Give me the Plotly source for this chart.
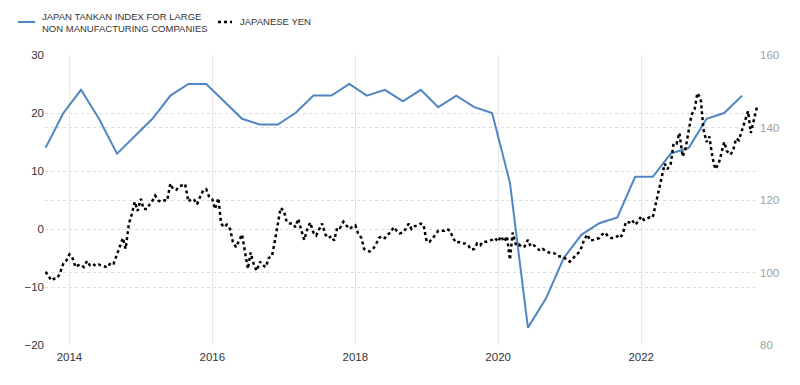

———

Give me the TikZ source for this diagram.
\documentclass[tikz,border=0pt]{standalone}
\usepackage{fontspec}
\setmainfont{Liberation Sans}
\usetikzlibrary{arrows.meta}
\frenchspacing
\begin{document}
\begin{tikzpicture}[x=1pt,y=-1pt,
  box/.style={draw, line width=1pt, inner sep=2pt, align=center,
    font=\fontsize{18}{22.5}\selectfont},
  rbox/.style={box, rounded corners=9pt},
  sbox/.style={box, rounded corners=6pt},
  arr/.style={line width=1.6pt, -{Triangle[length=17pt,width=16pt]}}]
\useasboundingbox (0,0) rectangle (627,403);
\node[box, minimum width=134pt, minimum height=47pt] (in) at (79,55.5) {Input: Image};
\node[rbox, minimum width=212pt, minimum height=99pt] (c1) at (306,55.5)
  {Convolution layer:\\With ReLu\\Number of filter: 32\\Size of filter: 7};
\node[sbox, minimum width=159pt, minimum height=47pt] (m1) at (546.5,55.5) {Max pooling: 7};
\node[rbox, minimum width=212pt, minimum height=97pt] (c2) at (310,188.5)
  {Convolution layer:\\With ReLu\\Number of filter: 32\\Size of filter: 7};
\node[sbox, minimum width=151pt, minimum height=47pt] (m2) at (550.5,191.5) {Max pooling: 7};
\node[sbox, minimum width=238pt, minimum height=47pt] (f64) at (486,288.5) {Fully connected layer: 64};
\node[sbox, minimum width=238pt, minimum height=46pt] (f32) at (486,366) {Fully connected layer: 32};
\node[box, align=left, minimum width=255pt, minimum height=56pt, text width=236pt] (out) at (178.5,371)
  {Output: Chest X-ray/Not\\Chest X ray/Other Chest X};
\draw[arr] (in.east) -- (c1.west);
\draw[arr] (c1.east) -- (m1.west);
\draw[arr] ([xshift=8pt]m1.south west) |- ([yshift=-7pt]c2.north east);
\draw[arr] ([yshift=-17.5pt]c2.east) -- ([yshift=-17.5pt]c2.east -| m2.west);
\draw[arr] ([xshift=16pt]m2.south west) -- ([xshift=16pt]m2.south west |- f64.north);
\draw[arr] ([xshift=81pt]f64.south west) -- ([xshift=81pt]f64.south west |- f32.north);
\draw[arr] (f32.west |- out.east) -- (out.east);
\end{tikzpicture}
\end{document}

———

● **Task objective**:
Identify which lines contain the word "source" and copy each one.

● **Written answer**:
Give me the Plotly source for this chart.
Give me the TikZ source for this diagram.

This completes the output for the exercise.